Strahlenunfall in RusslandFrankreich meldet belastete Pilze

Anfang November melden französische Forscher eine radioaktive Wolke über Europa. Russland bestreitet einen Strahlenunfall. Doch jetzt scheinen importierte russische Pilze in Frankreich den Beweis zu liefern.
Französische Behörden haben Spuren von Cäsium in importierten Pilzen aus Russland nachgewiesen. Als Reaktion seien die Kontrollen bei Lebensmitteleinfuhren verstärkt worden, sagte der Chef der Atomregulierungsbehörde ASN, Pierre-Franck Chevet, bei einer Anhörung im Senat. Die Belastung der Luft mit radioaktivem Ruthenium 106 habe für die französische Bevölkerung keine Gefahr dargestellt.
Die Pilze sind mutmaßlich von der radioaktiven Wolke kontaminiert worden, vor der die französische Atomsicherheitsbehörde IRSN Anfang November gewarnt hatte. Vergangene Woche hatte der russische Wetterdienst bestätigt, dass Ende September und Anfang Oktober in der Messstation Argajasch im südlichen Ural in der Luft eine Ruthenium-106-Konzentration nachgewiesen worden sei, die das 1000-fache des normalen Wertes überschritten habe. Argajasch liegt 30 Kilometer vom Atomkraftwerk Majak entfernt, wo sich 1957 einer der schlimmsten Atomunfälle der Geschichte ereignet hatte.
Der französischen Atomsicherheitsbehörde zufolge trat der Stoff in einer russischen oder kasachischen Anlage aus. Die Experten gehen davon aus, dass es einen Zwischenfall in einer Atomfabrik, einer Wiederaufbereitungsanlage oder einem medizinischem Labor gab. Einen Unfall in einem Atomkraftwerk schließen sie aus. Für die Gesundheit hat die radioaktive Wolke keine Gefahr dargestellt.
Ruthenium bedeutet "Russland"
Ruthenium-106 (Ru-106) ist ein seltenes, silberweißes, hartes Edelmetall mit einer relativ langen Halbwertzeit von 374 Tagen. Der lateinische Name bedeutet Russland. Es entsteht in großen Mengen bei der Kernspaltung. Werden Isotope des Rutheniums freigesetzt, kann man es, wie andere radioaktive Stoffe auch, nicht riechen, schmecken oder sehen. Eine zu hohe Dosis gilt als krebserregend.
Es wird außerdem als Strahlenquelle in der Krebstherapie eingesetzt.
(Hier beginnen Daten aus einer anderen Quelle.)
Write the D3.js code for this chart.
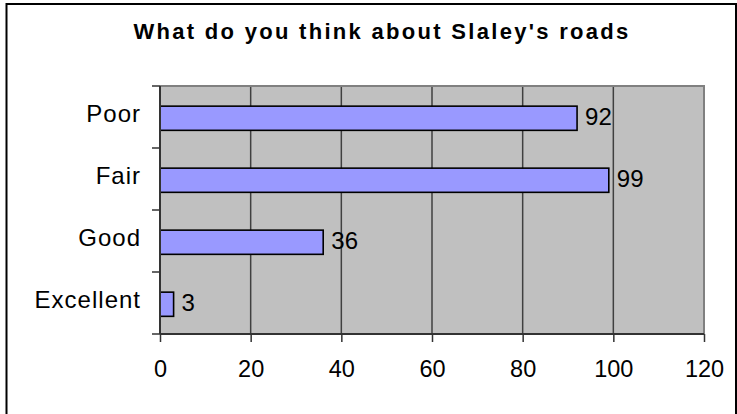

Außerdem kommt es in der Produktion von sogenannten Radionuklidbatterien zum Einsatz, die Satelliten und Raumsonden mit Strom versorgen. Diese Batterien wandeln die beim radioaktiven Zerfall entstehende Wärme in elektrische Energie um. Auch bei der Wiederaufbereitung von nuklearen Brennelementen kann Ruthenium 106 auftreten.